The data:
________

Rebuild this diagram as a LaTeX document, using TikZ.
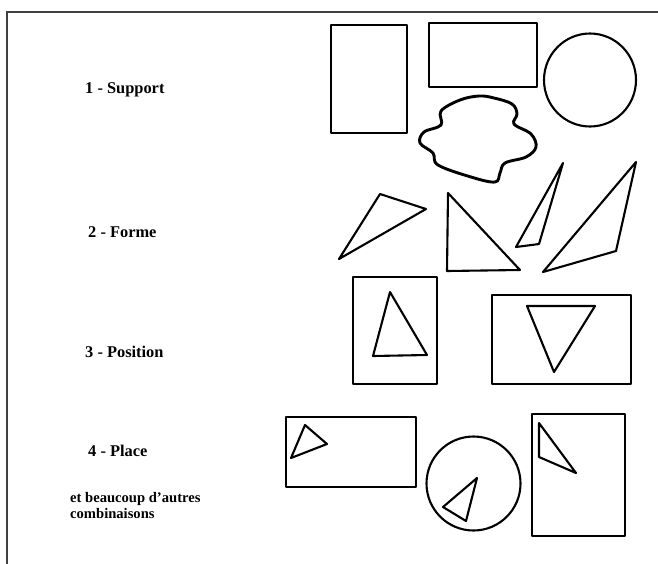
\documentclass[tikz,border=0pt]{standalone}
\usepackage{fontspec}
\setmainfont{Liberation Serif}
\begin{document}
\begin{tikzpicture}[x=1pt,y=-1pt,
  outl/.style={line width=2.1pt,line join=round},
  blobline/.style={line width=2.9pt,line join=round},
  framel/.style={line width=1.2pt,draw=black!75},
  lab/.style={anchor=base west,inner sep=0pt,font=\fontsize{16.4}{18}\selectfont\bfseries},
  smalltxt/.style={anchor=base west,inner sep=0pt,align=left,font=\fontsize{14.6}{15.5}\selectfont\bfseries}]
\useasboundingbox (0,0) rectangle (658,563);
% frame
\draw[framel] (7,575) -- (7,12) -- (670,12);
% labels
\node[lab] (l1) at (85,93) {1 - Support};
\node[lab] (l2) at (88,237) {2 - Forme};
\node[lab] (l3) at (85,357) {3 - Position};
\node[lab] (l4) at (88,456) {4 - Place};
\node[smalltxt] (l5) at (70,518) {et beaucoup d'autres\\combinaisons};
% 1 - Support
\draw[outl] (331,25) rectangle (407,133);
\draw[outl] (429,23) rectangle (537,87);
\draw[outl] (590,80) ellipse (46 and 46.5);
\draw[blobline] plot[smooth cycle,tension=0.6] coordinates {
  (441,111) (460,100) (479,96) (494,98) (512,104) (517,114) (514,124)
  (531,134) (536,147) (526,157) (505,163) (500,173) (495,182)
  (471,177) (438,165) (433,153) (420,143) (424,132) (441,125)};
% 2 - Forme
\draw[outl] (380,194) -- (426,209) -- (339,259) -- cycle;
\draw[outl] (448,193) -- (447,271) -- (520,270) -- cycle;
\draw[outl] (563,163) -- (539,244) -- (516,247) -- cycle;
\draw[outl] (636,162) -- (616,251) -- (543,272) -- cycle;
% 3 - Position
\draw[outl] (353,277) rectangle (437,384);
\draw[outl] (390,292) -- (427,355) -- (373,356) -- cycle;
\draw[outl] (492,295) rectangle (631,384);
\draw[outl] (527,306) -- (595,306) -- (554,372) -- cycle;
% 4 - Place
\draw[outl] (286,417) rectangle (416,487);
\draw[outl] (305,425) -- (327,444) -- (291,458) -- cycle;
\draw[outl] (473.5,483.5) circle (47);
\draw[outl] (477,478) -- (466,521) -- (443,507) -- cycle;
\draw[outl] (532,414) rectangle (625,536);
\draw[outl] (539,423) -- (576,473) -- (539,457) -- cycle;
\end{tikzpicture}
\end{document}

________

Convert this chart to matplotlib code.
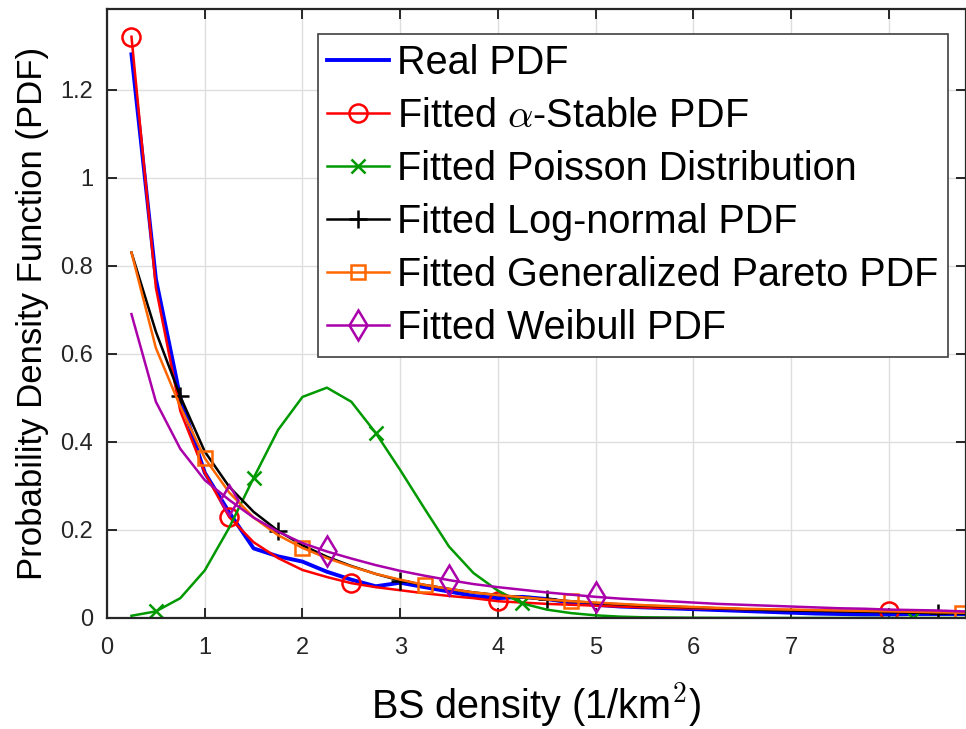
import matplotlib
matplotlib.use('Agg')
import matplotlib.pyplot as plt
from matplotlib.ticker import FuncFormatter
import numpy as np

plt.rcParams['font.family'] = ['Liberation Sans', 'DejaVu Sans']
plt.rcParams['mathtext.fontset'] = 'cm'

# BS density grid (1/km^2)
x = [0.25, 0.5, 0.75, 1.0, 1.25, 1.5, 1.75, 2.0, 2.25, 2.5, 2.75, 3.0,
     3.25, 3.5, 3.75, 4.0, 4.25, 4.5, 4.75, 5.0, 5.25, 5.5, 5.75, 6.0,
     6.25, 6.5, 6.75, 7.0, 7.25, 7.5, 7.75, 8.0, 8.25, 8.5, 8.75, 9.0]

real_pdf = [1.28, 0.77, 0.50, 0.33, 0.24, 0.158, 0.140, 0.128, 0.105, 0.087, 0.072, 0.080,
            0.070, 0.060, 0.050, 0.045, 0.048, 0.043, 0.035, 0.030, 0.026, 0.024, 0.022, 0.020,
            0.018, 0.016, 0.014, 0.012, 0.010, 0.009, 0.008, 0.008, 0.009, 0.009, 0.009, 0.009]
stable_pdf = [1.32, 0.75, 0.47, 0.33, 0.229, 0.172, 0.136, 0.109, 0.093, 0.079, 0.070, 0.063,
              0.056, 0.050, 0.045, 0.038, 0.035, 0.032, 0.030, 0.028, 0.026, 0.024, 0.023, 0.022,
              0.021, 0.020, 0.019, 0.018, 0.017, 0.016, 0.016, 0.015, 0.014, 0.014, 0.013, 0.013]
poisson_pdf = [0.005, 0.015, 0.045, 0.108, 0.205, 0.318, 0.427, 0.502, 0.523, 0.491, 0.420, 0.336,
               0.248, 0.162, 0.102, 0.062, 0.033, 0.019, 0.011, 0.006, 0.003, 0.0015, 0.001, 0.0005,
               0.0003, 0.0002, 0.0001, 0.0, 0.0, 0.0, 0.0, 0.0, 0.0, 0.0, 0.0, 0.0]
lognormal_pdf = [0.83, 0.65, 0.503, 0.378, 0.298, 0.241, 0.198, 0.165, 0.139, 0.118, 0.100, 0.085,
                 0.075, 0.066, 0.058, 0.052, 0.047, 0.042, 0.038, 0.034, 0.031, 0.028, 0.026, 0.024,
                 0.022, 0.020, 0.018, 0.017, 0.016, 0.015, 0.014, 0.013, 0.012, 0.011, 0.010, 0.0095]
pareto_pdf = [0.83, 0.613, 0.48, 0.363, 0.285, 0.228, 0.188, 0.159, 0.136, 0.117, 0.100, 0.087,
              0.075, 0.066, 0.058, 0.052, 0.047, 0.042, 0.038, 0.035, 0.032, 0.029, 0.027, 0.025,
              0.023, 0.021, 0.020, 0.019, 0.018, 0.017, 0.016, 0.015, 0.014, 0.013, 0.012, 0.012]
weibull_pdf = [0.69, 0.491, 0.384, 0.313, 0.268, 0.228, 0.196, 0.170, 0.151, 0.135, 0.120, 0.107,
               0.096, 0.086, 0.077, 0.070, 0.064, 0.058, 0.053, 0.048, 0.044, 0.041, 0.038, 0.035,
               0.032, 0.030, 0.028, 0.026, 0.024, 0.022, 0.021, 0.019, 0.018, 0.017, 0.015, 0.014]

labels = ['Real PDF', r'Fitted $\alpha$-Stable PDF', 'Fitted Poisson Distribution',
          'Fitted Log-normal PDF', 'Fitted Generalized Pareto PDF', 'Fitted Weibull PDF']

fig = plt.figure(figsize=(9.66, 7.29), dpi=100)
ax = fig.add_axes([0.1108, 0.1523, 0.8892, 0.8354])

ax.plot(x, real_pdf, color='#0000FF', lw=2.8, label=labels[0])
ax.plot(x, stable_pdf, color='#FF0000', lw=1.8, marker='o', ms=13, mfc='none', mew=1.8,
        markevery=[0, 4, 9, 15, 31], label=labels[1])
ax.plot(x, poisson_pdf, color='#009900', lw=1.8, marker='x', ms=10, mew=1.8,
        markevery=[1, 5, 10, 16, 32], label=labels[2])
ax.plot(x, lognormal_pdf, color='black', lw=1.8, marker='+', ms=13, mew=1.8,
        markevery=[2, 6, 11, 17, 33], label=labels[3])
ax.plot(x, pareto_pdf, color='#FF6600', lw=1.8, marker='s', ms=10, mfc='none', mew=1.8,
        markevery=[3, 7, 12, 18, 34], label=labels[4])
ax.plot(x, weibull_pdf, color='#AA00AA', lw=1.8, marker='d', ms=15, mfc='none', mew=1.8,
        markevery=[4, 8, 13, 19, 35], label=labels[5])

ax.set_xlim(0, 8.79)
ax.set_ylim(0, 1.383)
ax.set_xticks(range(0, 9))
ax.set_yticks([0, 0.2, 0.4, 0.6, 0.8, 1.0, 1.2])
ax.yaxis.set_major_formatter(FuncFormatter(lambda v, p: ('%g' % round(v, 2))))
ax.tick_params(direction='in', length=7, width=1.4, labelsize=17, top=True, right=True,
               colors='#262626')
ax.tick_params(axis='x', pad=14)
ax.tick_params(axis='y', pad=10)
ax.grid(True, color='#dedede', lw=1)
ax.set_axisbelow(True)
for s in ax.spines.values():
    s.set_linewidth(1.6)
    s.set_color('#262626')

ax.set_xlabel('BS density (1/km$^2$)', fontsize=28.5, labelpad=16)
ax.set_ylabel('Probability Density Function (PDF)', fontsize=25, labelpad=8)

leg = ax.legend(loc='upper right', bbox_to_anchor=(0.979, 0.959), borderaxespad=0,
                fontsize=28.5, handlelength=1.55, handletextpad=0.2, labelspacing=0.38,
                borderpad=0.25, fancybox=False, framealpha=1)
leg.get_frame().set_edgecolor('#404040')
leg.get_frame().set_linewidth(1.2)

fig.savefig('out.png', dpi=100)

________

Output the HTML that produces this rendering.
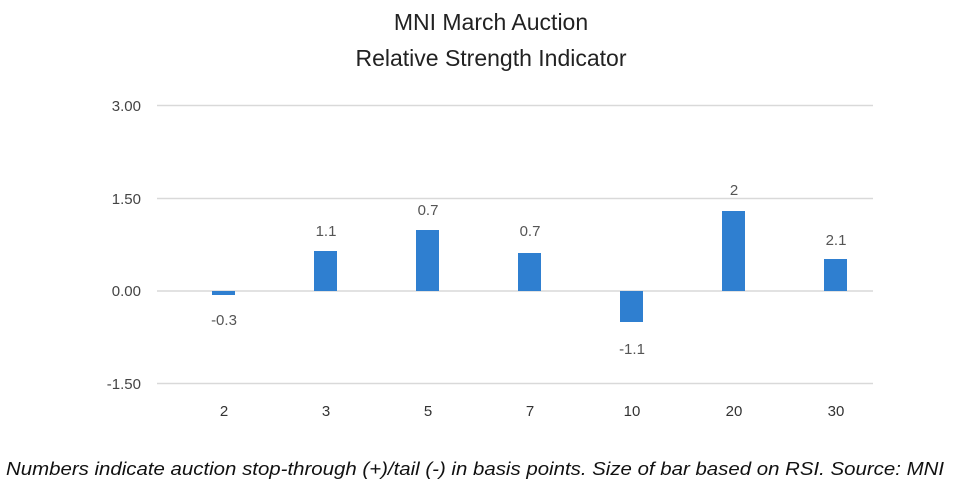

________

Exercise aim:
Report each line in the preceding entries that holds the string "this".

Result of the exercise:
Rebuild this diagram as a LaTeX document, using TikZ.
Convert this chart to matplotlib code.
Output the HTML that produces this rendering.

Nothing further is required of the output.